Reactions to columns should be published

October 18, 2007

Each week five or six individuals go out on a limb before the entire River Falls community. These people spend their time contemplating situations that ask lots of questions and produce few answers. They frame their commentary in phrases that combine fact-based reporting with literary prose. These people are your very own columnists here at the Student Voice.

A lot of people criticize the Voice for offering so much opinion when the space could be used for hard news. But the fact is that there is no hard news without opinion, whether that opinion comes before or after the fact. And it is this opinion which frames how each news story is received by the public.
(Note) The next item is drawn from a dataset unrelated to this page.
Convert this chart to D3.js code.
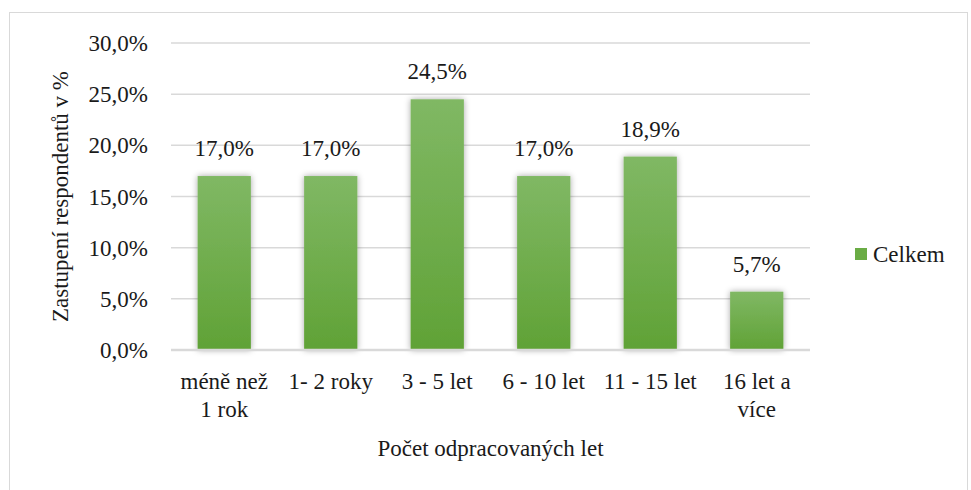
<html>
<body style="margin:0">
    <svg width="971" height="490"></svg>
    <script src="https://d3js.org/d3.v7.min.js"></script>
    <script>

    // data
    var categories = ["méně než\n1 rok", "1- 2 roky", "3 - 5 let", "6 - 10 let", "11 - 15 let", "16 let a\nvíce"];
    var values = [17.0, 17.0, 24.5, 17.0, 18.9, 5.7];
    var yTicks = [0, 5, 10, 15, 20, 25, 30];
    var seriesName = "Celkem";
    var yTitle = "Zastupení respondentů v %";
    var xTitle = "Počet odpracovaných let";

    var FONT = "'Liberation Serif', Tinos, 'Times New Roman', FreeSerif, serif";

    var svg = d3.select("svg");
    var fmt = function(v) { return v.toFixed(1).replace(".", ",") + "%"; };

    // every label goes through here so the font is set on the element itself
    function label(parent) {
        return parent.append("text")
            .attr("font-family", FONT)
            .attr("font-size", 23)
            .style("font-family", FONT)
            .style("font-size", "23px")
            .attr("fill", "#1a1a1a");
    }

    var plotL = 171, plotR = 810, plotT = 43, plotB = 350;

    var x = d3.scaleBand().domain(categories).range([plotL, plotR]).paddingInner(0.5).paddingOuter(0.25);
    var y = d3.scaleLinear().domain([0, 30]).range([plotB, plotT]);

    // outer frame
    svg.append("rect")
        .attr("x", 9.5).attr("y", 12.5)
        .attr("width", 958).attr("height", 490)
        .attr("fill", "none").attr("stroke", "#d9d9d9");

    var defs = svg.append("defs");
    var grad = defs.append("linearGradient").attr("id", "barGrad")
        .attr("x1", 0).attr("y1", 0).attr("x2", 0).attr("y2", 1);
    grad.append("stop").attr("offset", "0%").attr("stop-color", "#80b864");
    grad.append("stop").attr("offset", "100%").attr("stop-color", "#60a236");

    var shadow = defs.append("filter").attr("id", "shadow")
        .attr("x", "-30%").attr("y", "-10%").attr("width", "160%").attr("height", "120%");
    shadow.append("feDropShadow").attr("dx", 0).attr("dy", 0)
        .attr("stdDeviation", 3).attr("flood-color", "#000").attr("flood-opacity", 0.35);

    // gridlines
    svg.append("g")
        .selectAll("line")
        .data(yTicks.slice(1))
        .enter().append("line")
        .attr("x1", plotL).attr("x2", plotR)
        .attr("y1", function(d) { return y(d); })
        .attr("y2", function(d) { return y(d); })
        .attr("stroke", "#d9d9d9").attr("stroke-width", 1.5);

    // y axis labels (scale drives the positions, text drawn by hand for the font)
    var yg = svg.append("g");
    yTicks.forEach(function(t) {
        label(yg)
            .attr("x", plotL - 23)
            .attr("y", y(t))
            .attr("dy", "0.35em")
            .attr("text-anchor", "end")
            .text(fmt(t));
    });

    // bars
    svg.append("g")
        .selectAll("rect")
        .data(values)
        .enter().append("rect")
        .attr("x", function(d, i) { return x(categories[i]); })
        .attr("y", function(d) { return y(d); })
        .attr("width", x.bandwidth())
        .attr("height", function(d) { return y(0) - y(d); })
        .attr("fill", "url(#barGrad)")
        .attr("filter", "url(#shadow)");

    // baseline
    svg.append("line")
        .attr("x1", plotL).attr("x2", plotR)
        .attr("y1", y(0)).attr("y2", y(0))
        .attr("stroke", "#d9d9d9").attr("stroke-width", 2.5);

    // value labels
    var vg = svg.append("g");
    values.forEach(function(v, i) {
        label(vg)
            .attr("x", x(categories[i]) + x.bandwidth() / 2)
            .attr("y", y(v) - 20)
            .attr("text-anchor", "middle")
            .text(fmt(v));
    });

    // x category labels
    var xg = svg.append("g");
    categories.forEach(function(c) {
        var cx = x(c) + x.bandwidth() / 2;
        var t = label(xg).attr("x", cx).attr("y", 389).attr("text-anchor", "middle");
        c.split("\n").forEach(function(line, k) {
            t.append("tspan")
                .attr("x", cx)
                .attr("dy", k === 0 ? 0 : 28)
                .text(line);
        });
    });

    // axis titles
    label(svg)
        .attr("x", (plotL + plotR) / 2).attr("y", 456)
        .attr("text-anchor", "middle")
        .text(xTitle);

    label(svg)
        .attr("transform", "translate(68," + (plotT + plotB) / 2 + ") rotate(-90)")
        .attr("text-anchor", "middle")
        .text(yTitle);

    // legend
    var lg = svg.append("g").attr("transform", "translate(855,248)");
    lg.append("rect").attr("width", 12).attr("height", 12).attr("fill", "#6aac45");
    label(lg).attr("x", 18).attr("y", 14).text(seriesName);

    </script>
</body>
</html>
It would also seem to an outsider that columnists have it easy. A columnist doesn’t have to go out and research massive amounts of data or conduct interviews when he or she sits down to write a column. Many, however, do gather data to support their arguments when data is available.

And the same standards apply to opinion pieces as to news stories. Any facts must be checked and confirmed. Quotations must be accurate. The point is not to be rude and write nonsense with the sole purpose being to poke fun at somebody or something. The point is to raise questions which need to be addressed and to inform the readership of conditions in society where there may be some disagreement.

But the hardest part of being an opinion writer for any publication comes from the fact that every time we sit down to write our piece, we submit ourselves to a host of criticism.

Here at the Student Voice, each column is published with the full name and a picture of the person writing. So not only can anyone who reads the paper look us up on the University’s people search or Facebook, but they can also spot us walking to class during the week. There is absolutely no anonymity, and here we are taking a side on issues that may potentially make us instant enemies to any number of people.

This is how it should be. After all, we did sign up for the job, and we choose the topics we want to write about.

Yet those who choose to reply to these columns are also choosing to voice their opinions, and I do not think it is fair for them to hide behind personal e-mails or other messages directed only to the columnist. After all, the point is to raise concerns and expose conflicting viewpoints.

In the last four weeks that I have been composing columns for the Voice, I have personally received messages regarding three of my columns. I congratulate those of you who did respond, but honestly, what good do you think it will do? I have already published my opinion, and I wouldn’t be an opinionated person if I wrote about things I could easily change my mind about.

So here’s the point. Please write. Just don’t write to me. If you’re bold enough to tell me what you think of me or my ideas, be bold enough to make it as public as I and my fellow columnists do. Send your complaints to my editor. I guarantee that I will personally get the message as well. Believe it or not, I want the whole world to know exactly what you think of me.

Katrina Styx is a student at UW-River Falls.